週刊誌で大々的に特集を組むなど、医師人気は衰えを見せない。『医者とはどういう職業か』は、そんな医師の実態や未来を現役医師の視点から記した一冊だ。
医師人気は大学受験の時点から始まっている。特に関西以西の理系学生では、「東大・京大に行くか、国立の医学部に行くか?」の選択をするという。その背景を著者は本書で“謎解き”している。
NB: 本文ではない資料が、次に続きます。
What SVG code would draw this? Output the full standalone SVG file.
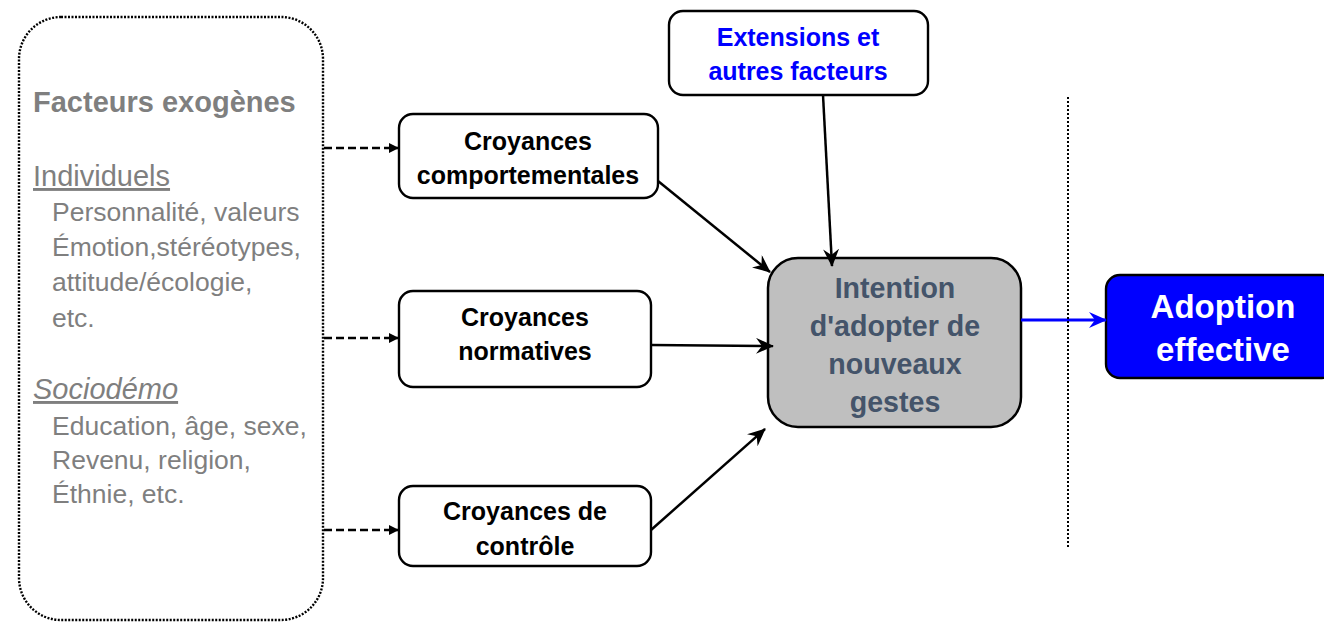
<svg xmlns="http://www.w3.org/2000/svg" width="1324" height="623" viewBox="0 0 1324 623">
<style>
.t{font-family:"Liberation Sans",Arial,sans-serif}
.g{fill:#7f7f7f;font-size:29px}
.s{font-size:26.5px}
.b{font-weight:bold;text-anchor:middle}
.f{font-size:25px}
.i{font-size:28.6px;fill:#44546a}
.box{fill:#fff;stroke:#000;stroke-width:2.4}
.c{stroke:#000;stroke-width:2.5;fill:none}
</style>
<defs>
<marker id="ah" viewBox="0 0 18 16" refX="17" refY="8" markerWidth="18" markerHeight="16" markerUnits="userSpaceOnUse" orient="auto">
<path d="M0,0 L18,8 L0,16 L6,8 z" fill="#000"/>
</marker>
<marker id="ahb" viewBox="0 0 18 16" refX="17" refY="8" markerWidth="18" markerHeight="16" markerUnits="userSpaceOnUse" orient="auto">
<path d="M0,0 L18,8 L0,16 L6,8 z" fill="#0000ff"/>
</marker>
<marker id="tri" viewBox="0 0 10 10" refX="10" refY="5" markerWidth="10" markerHeight="10" markerUnits="userSpaceOnUse" orient="auto">
<path d="M0,0 L10,5 L0,10 z" fill="#000"/>
</marker>
</defs>
<g id="exogenes">
<rect x="19" y="17" width="304" height="603" rx="42" fill="none" stroke="#000" stroke-width="2.4" stroke-dasharray="2,1.5"/>
<text class="t g" x="33" y="112" font-weight="bold" font-size="31">Facteurs exogènes</text>
<text class="t g" x="33" y="186" text-decoration="underline">Individuels</text>
<text class="t g s" x="52" y="221">Personnalité, valeurs</text>
<text class="t g s" x="52" y="256">Émotion,stéréotypes,</text>
<text class="t g s" x="52" y="291">attitude/écologie,</text>
<text class="t g s" x="52" y="327">etc.</text>
<text class="t g" x="33" y="399" font-style="italic" text-decoration="underline">Sociodémo</text>
<text class="t g s" x="52" y="435">Education, âge, sexe,</text>
<text class="t g s" x="52" y="469">Revenu, religion,</text>
<text class="t g s" x="52" y="503">Éthnie, etc.</text>
</g>
<g id="comportementales">
<rect class="box" x="399" y="114" width="259" height="84" rx="14"/>
<text class="t b f" x="528" y="150">Croyances</text>
<text class="t b f" x="528" y="184">comportementales</text>
</g>
<g id="normatives">
<rect class="box" x="399" y="291" width="252" height="96" rx="14"/>
<text class="t b f" x="525" y="326">Croyances</text>
<text class="t b f" x="525" y="360">normatives</text>
</g>
<g id="controle">
<rect class="box" x="399" y="486" width="252" height="80" rx="14"/>
<text class="t b f" x="525" y="520">Croyances de</text>
<text class="t b f" x="525" y="555">contrôle</text>
</g>
<g id="extensions">
<rect class="box" x="669" y="11" width="259" height="84" rx="14"/>
<text class="t b f" x="798" y="46" fill="#0000ff">Extensions et</text>
<text class="t b f" x="798" y="80" fill="#0000ff">autres facteurs</text>
</g>
<g id="intention">
<rect x="768" y="258" width="253" height="169" rx="30" fill="#bfbfbf" stroke="#000" stroke-width="2.5"/>
<text class="t b i" x="895" y="298">Intention</text>
<text class="t b i" x="895" y="336">d'adopter de</text>
<text class="t b i" x="895" y="374">nouveaux</text>
<text class="t b i" x="895" y="412">gestes</text>
</g>
<g id="adoption">
<rect x="1106" y="275" width="230" height="103" rx="14" fill="#0000ff" stroke="#000" stroke-width="2.4"/>
<text class="t b" x="1223" y="318" font-size="33" fill="#fff">Adoption</text>
<text class="t b" x="1223" y="361" font-size="33" fill="#fff">effective</text>
</g>
<g id="connectors">
<line class="c" x1="324" y1="148" x2="399" y2="148" stroke-dasharray="8,4" marker-end="url(#tri)"/>
<line class="c" x1="324" y1="338" x2="399" y2="338" stroke-dasharray="8,4" marker-end="url(#tri)"/>
<line class="c" x1="324" y1="530" x2="399" y2="530" stroke-dasharray="8,4" marker-end="url(#tri)"/>
<line class="c" x1="658" y1="181" x2="770" y2="272" marker-end="url(#ah)"/>
<line class="c" x1="651" y1="345" x2="773" y2="346" marker-end="url(#ah)"/>
<line class="c" x1="651" y1="530" x2="765" y2="429" marker-end="url(#ah)"/>
<line class="c" x1="823" y1="95" x2="832" y2="266" marker-end="url(#ah)"/>
<line x1="1021" y1="320" x2="1106" y2="320" stroke="#0000ff" stroke-width="2.8" marker-end="url(#ahb)"/>
<line x1="1068" y1="97" x2="1068" y2="547" stroke="#000" stroke-width="2" stroke-dasharray="2,2"/>
</g>
</svg>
〈ここに成績の良い女子高生がいる。当然、親御さんはこの子が可愛いからできるだけ手元に置いておきたい。けれども(*筆者注:女子高生の地元の)W県の大学は偏差値が低い。(中略)といって阪大や京大に行かせてしまえば、親元から離れてしまう。ところがW医大は偏差値64、ここであれば京大や阪大にひけをとらず、「賢い子供」の面目も立つし、家から通えてメデタシメデタシである〉というわけだ。
もっとも、偏差値一辺倒の受験制度は〈とにかく態度が悪い、人の目を見て話すことができない、コミュニケーションがとれない〉という、臨床の医師としてはまったく不適格な人物が医学部に入学することにつながっている様子。
本書では、崩壊したと言われた医局制度の現状( 専門医制度を通じた“逆襲”も始まっているようだ)、いろいろ“かき集める”とそれなりになる収入の実態、学位や語学の必要性などが、現役医師の目から生々しく綴られる。これから医者になろうという人にぜひ読んでほしいのが、医者の忙しさや勤務実態について書かれた章。
とくに勤務医は、世間のイメージより、はるかにきつくて、時給換算すれば、わりに合わない仕事だと感じさせられる。1961年生まれの著者も〈受持ち患者が少なくなった分、夜の帰宅は比較的早くなったが、朝は相変わらず早い。外来等の前に、病棟の患者を診て回らねばならないからである。土日も一日1一回は顔を出す。(中略)そして頻度はぐっと減ったが、今でも私は時として夜中に出て行く〉という。
■軍人と似通った職業環境
昨今の医師はこうした忙しさに加えて、訴訟のリスクも高まっている。生死を扱う仕事であるが故のストレスにもさらされる。〈医者の職業環境は、職業軍人のそれと非常に似通っているとも指摘されている。制服や専門用語から始まって、指揮命令系統、生死にかかわる決断、エラーが許容される範囲の狭さ、公衆から受ける信頼に対する高い倫理規範、など多くの共通項がある。だから医者になろうという決断は、軍隊に入ろうというのと同じくらいの覚悟が必要になる〉という。
気になったのは最終章の〈医者の将来〉である。
昨今、「AI(人工知能)の進化で消える職業」といった特集があちこちで組まれているが、医師も例外ではない。最近では米IBM社の「ワトソン」が、判別が難しい症例を正しく診断して話題になった。
加えて、ナースや薬剤師といった周辺の医療従事者の業務の範囲も拡大している。また世の中も超高齢化のピークを迎えて、〈「わさわさ年寄りがいて、どんどん死んでいく」社会〉になる。高騰を続ける医療費で、現在の国民皆保険がどこまで維持できるかも不透明だ。
著者は、こうした状況を踏まえて、医師の仕事は将来〈「寿命の番人」〉になると予測する。〈患者が不必要に苦しむことがないのを確認し、家族の後ろからでいいからその臨終を見届ける〉のが役割だ。もっともこうした仕事に必要なのは「人間性」。冒頭のような偏差値一辺倒でコミュニケーションがとれない医師では役割を果たせない。医師の地位や必要とされる能力が、早晩大きく変わる。